Kajian dakwah dapat menjadi sarana pembinaan spiritual yang efektif bila disampaikan dengan pendekatan yang lembut, jenaka, dan akrab dengan realitas mahasiswa. Materi yang padat makna akan lebih mudah diterima saat dikemas dengan nuansa ringan namun bernas. Sentuhan humor yang tidak berlebihan mampu mencairkan suasana, membuka ruang hati, dan menumbuhkan kesadaran dari dalam.
Peserta belajar bahwa menjaga niat dalam beramal merupakan perjuangan yang lebih berat dari sekadar memulai, sebab godaan terbesar datang saat kita sedang berjalan, bukan saat kita mulai. Hati yang mati pun dapat dihidupkan kembali melalui lima obat hati yang sederhana namun dalam: Al-Qur’an, salat malam, berkumpul dengan orang saleh, puasa sunah, dan zikir malam.

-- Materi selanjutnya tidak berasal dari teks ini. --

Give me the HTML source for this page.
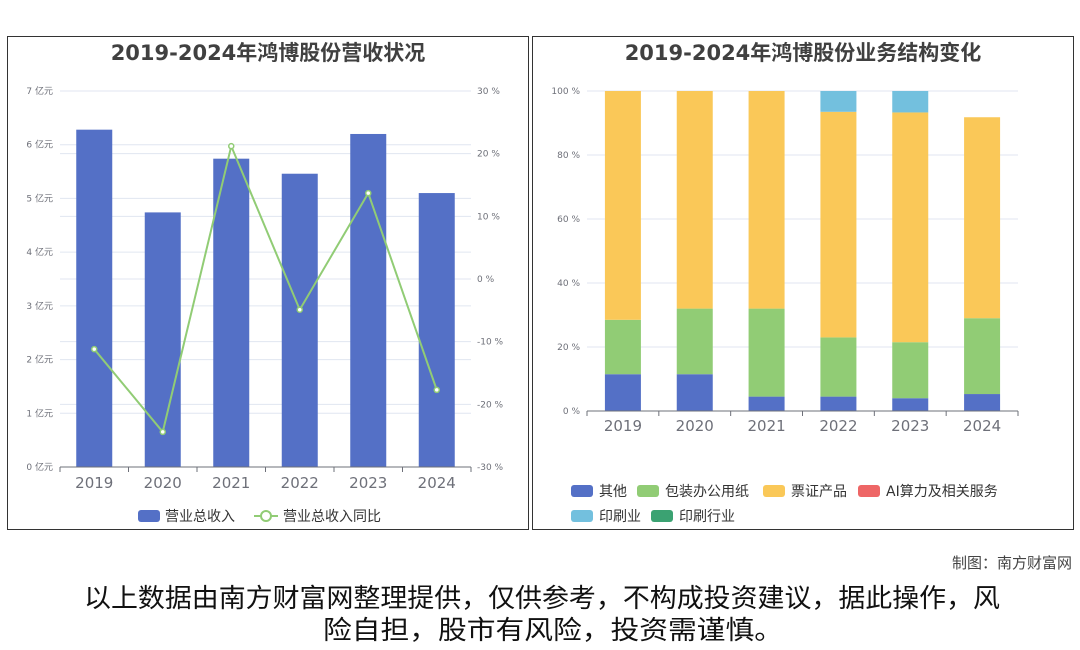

Ustaz Ahmad Rifai mengajarkan pentingnya membumikan mimpi dan melangitkan doa. Bahwa setiap mahasiswa, dengan segala keterbatasannya, memiliki potensi untuk menjadi besar selama tidak pernah menyerah pada keadaan. Dakwah yang merangkul, bukan menghakimi; yang mengajak dengan cinta, bukan ketakutan; akan jauh lebih membekas di hati generasi muda kampus.
Kehadiran LDK Assalam sebagai penggerak dakwah kampus adalah wujud nyata bahwa Islam tetap relevan, bahkan semakin dibutuhkan, di tengah kompleksitas kehidupan mahasiswa. Lewat kajian ini, terbukti bahwa dakwah tidak pernah mati—ia hanya butuh ruang yang hangat dan manusiawi untuk kembali hidup.